When a person makes a pilgrimage some thing about the journey opens them up to the Lord and it is a very wonderful thing to see that happen in people. I believe in the things that Walsingham has to offer, which is also what the Church does. Some how here it is putting what the church does normally under a magnifying glass and you know if you hold a magnifying glass to something, particularly in the sun, it bursts into flames and I think that's what tends to happen here.
Anne in her nineties, experiences it differently and in her own words she tells me that she gets,
Such a lot of help from it, it's so peaceful and you are surrounded by prayer, I will always come and I will always as long as I am here.
When I spoke to the bishop I had a sense of what Anne was describing. He tells me that;
The whole of the space here including the gardens is consecrated to the Lord, and I think that means that the ground is soft, for people to experience the Lord, because I think, in ordinary life in our culture, the ground is a bit like tarmac; where as I think it is softened here. I think it is a thin place but, that's not magic, and I think I am realising that one of the things that keeps the place thin is the faithful prayers of those who come here and those who live here.

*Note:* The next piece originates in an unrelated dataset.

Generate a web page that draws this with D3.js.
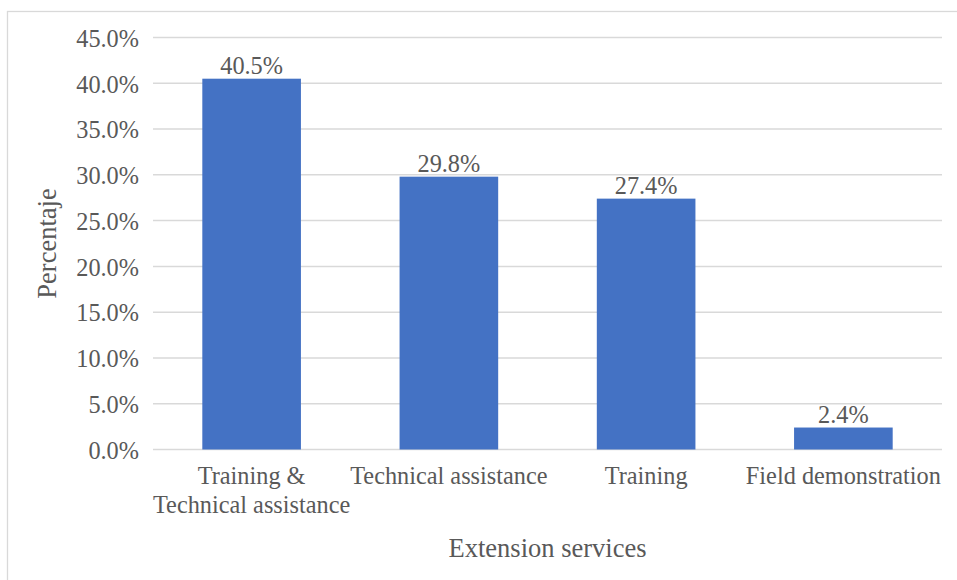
<!DOCTYPE html>
<html>
<head>
<meta charset="utf-8">
<script src="https://cdn.jsdelivr.net/npm/d3@7"></script>
<style>
  html, body { margin: 0; padding: 0; background: #ffffff; }
  svg { display: block; }
  text { font-family: "Liberation Serif", "Times New Roman", serif; fill: #595959; }
</style>
</head>
<body>
<svg id="chart" width="957" height="580"></svg>
<script>
const categories = ["Training & Technical assistance", "Technical assistance", "Training", "Field demonstration"];
const categoryLines = [["Training &", "Technical assistance"], ["Technical assistance"], ["Training"], ["Field demonstration"]];
const values = [40.5, 29.8, 27.4, 2.4];
const tickValues = [0, 5, 10, 15, 20, 25, 30, 35, 40, 45];
const xTitle = "Extension services";
const yTitle = "Percentaje";

(function () {
const svg = d3.select("#chart");
const plotLeft = 153, plotRight = 942, plotTop = 37.5, plotBottom = 449.5;
const FONT = '"Liberation Serif", "Times New Roman", serif';
const LBL = "24.3px";

// outer border
svg.append("rect")
  .attr("x", 7.5).attr("y", 11.5)
  .attr("width", 960).attr("height", 580)
  .attr("fill", "none").attr("stroke", "#d9d9d9").attr("stroke-width", 1.3);

const x = d3.scaleBand().domain(categories).range([plotLeft, plotRight]).paddingInner(0.5).paddingOuter(0.25);
const y = d3.scaleLinear().domain([0, 45]).range([plotBottom, plotTop]);

// gridlines
svg.append("g").selectAll("line").data(tickValues).join("line")
  .attr("x1", plotLeft).attr("x2", plotRight)
  .attr("y1", d => y(d)).attr("y2", d => y(d))
  .attr("stroke", "#d9d9d9").attr("stroke-width", 1.5);

// y axis labels
const yAxis = d3.axisLeft(y).tickValues(tickValues).tickFormat(d => d.toFixed(1) + "%").tickSize(0).tickPadding(14);
const yg = svg.append("g").attr("transform", `translate(${plotLeft},0)`).call(yAxis)
  .attr("font-family", FONT).attr("font-size", LBL);
yg.select(".domain").remove();
yg.selectAll("text").style("font-size", LBL).attr("fill", "#595959")
  .style("font-family", FONT).attr("dy", "0.36em");

// bars
svg.append("g").selectAll("rect").data(values).join("rect")
  .attr("x", (d, i) => x(categories[i]))
  .attr("y", d => y(d))
  .attr("width", x.bandwidth())
  .attr("height", d => y(0) - y(d))
  .attr("fill", "#4472c4");

// data labels
svg.append("g").selectAll("text").data(values).join("text")
  .attr("x", (d, i) => x(categories[i]) + x.bandwidth() / 2)
  .attr("y", d => y(d) - 5)
  .attr("text-anchor", "middle")
  .style("font-family", FONT)
  .style("font-size", LBL)
  .text(d => d.toFixed(1) + "%");

// x labels
const xl = svg.append("g");
categories.forEach((c, i) => {
  const cx = x(c) + x.bandwidth() / 2;
  categoryLines[i].forEach((line, j) => {
    xl.append("text")
      .attr("x", cx).attr("y", 484 + j * 28.5)
      .attr("text-anchor", "middle")
      .style("font-family", FONT)
      .style("font-size", LBL)
      .text(line);
  });
});

// axis titles
svg.append("text")
  .attr("x", (plotLeft + plotRight) / 2).attr("y", 557)
  .attr("text-anchor", "middle")
  .style("font-family", FONT)
  .style("font-size", "26.5px")
  .text(xTitle);

svg.append("text")
  .attr("transform", `translate(56,${(plotTop + plotBottom) / 2}) rotate(-90)`)
  .attr("text-anchor", "middle")
  .style("font-family", FONT)
  .style("font-size", "26.5px")
  .text(yTitle);
})();
</script>
</body>
</html>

So Walsingham is, like a little protest to a ‘world' that sidelines God's Story, as in other places devoted to Christ. Here in
Walsingham, over the hedge, week by week, on Saturday mornings pilgrims keep singing and retracing the footsteps of Christ through the garden to the three crosses on the mound, to the arms of Mary, to the empty tomb, hoping to discover fullness of life with Him. I have used the bishop's words written elsewhere, but he best seems to describe to me the wonder of the Walsingham experience and the answer to my puzzle. But after all, this is what the pilgrims are telling me. What we have all expressed is best put in the words of St Luke, who draws us to where the miracle all began,
And the shepherds went back glorifying and praising God for all that they had heard and seen.
You are invited to experience Walsingham for yourself.